Agentic AI adoption across enterprise organizations isn't in early experimentation anymore—it's moving into structured investment and near-term deployment. 

  • 74% of companies plan to deploy agentic AI within the next two years. (Deloitte

  • 30% are actively exploring agentic AI options; 38% are already piloting solutions. (Deloitte

  • 19% have already made significant investments in agentic AI initiatives. (Gartner

What's driving this urgency is competitive pressure, not curiosity. Providers still running purely human-driven delivery face a structural disadvantage in speed and consistency against those who have integrated agentic AI capabilities into their workflows. As AI adoption accelerates, that gap only widens. 

More telling is where this capability is being deployed. Agentic AI isn't a standalone product to be evaluated and purchased separately—it's being embedded directly inside the platforms enterprise teams already operate on: 

  • 40% of enterprise applications are expected to include task-specific AI agents by 2026, up from under 5% in 2025. (Gartner)

  • Agentic AI could drive approximately 30% of enterprise application software revenue by 2035. (Gartner)

That trajectory matters for how revenue leaders should think about their outsourced sales partnerships. Agentic AI is already part of core sales operations. The question is whether outsourced providers are integrated with that infrastructure—or generating friction inside it.

 

What This Means for the Outsourced Sales Model Specifically 

The shift from isolated AI tools to agentic AI execution changes the baseline of what outsourced sales delivery can and should look like. 
 
In a model without agentic AI capabilities, execution consistency is directly tied to team capacity. When workload peaks, follow-ups slip; when a rep transitions, accounts go cold; when reporting depends on manual input, CRM data lags reality. These aren't failures of individual effort—they're structural limitations of human-only execution at scale. 

Agentic AI systems remove those structural dependencies. Outreach sequencing runs regardless of team bandwidth. Follow-up cadence doesn't break when capacity is stretched. CRM hygiene happens automatically rather than retroactively. The execution infrastructure operates independently of daily fluctuations in team workload. 

For revenue leaders evaluating outsourced partners, this changes what good delivery looks like—and what questions are worth asking.

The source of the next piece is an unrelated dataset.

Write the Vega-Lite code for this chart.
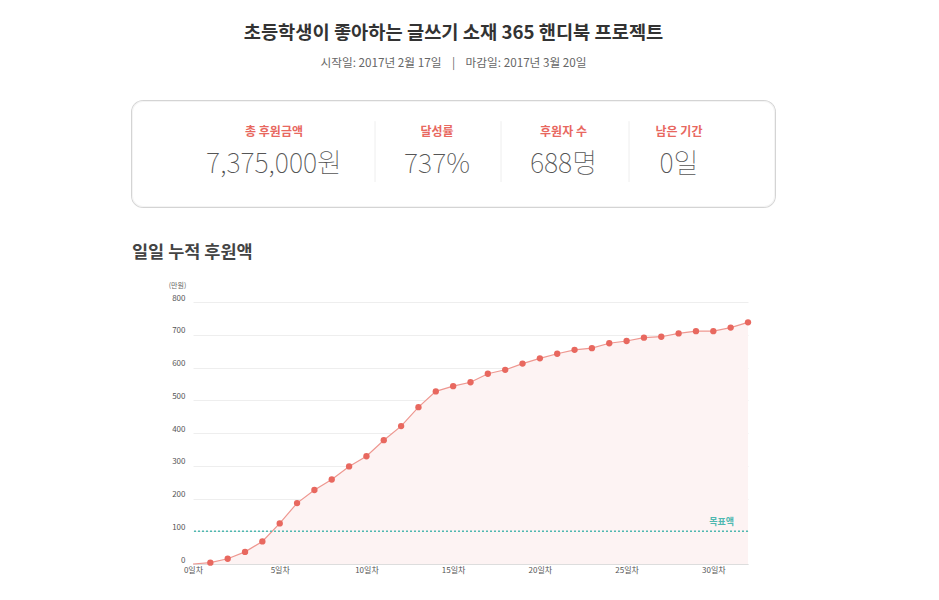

A provider whose model still relies entirely on human effort to maintain execution quality is operating with a ceiling that AI-enabled competitors have already removed.

 

The Practical Implication for Evaluating Providers Now 

Understanding what agentic AI does is only useful insofar as it sharpens what to look for in an outsourced sales partner. The core question isn't whether a provider mentions AI—most will. It's whether agentic AI capabilities are genuinely embedded in their delivery model, or whether AI appears in their positioning but not in how work actually gets done. 

The distinction between those two things is what Part 2 of this series addresses directly—covering how execution maturity is now measured, why the traditional evaluation framework for outsourced sales no longer holds, and the specific questions that surface genuine AI-enabled delivery versus positioning. 

Read Part 2: Why the traditional criteria for evaluating outsourced B2B sales providers—headcount, SLA structure, cost per rep—no longer distinguish between average and high-performing delivery, and what execution maturity actually looks like in an AI-enabled model. 

Want to go deeper now? Download the Everest Group B2B Sales Services PEAK Matrix® report for a detailed look at how leading providers are differentiating through AI-enabled delivery, execution maturity, and lifecycle ownership. 

 

FAQs  

What is agentic AI in sales?
Agentic AI refers to systems that plan and execute multi-step sales tasks autonomously—account research, personalized outreach, follow-up sequencing, CRM updates—without requiring a human prompt at each step. It represents a shift from AI tools that assist with individual tasks to autonomous systems that function as AI sales agents, carrying entire workflows forward independently. 

How is agentic AI different from traditional sales automation tools?
Traditional AI tools—lead scoring, call transcription, email suggestions—support isolated tasks and still depend on people to act on the output. Agentic AI connects those tasks into end-to-end workflows that execute and adapt continuously, without waiting for instruction at each stage. 

Which parts of the sales process does agentic AI affect most?
The highest impact is at the handoffs—the points between research and outreach, between outreach and follow-up, and between follow-up and pipeline progression. These are where execution traditionally degrades in outsourced models, and where workflow automation through agentic AI systems can maintain consistency that human-only delivery can't sustain at scale. 

Is agentic AI already in use in enterprise sales environments?
Yes. With 40% of enterprise applications expected to include AI agents by 2026—up from under 5% in 2025—agentic AI capabilities are being embedded into the platforms enterprise teams already use daily, not deployed as separate tools that require standalone adoption.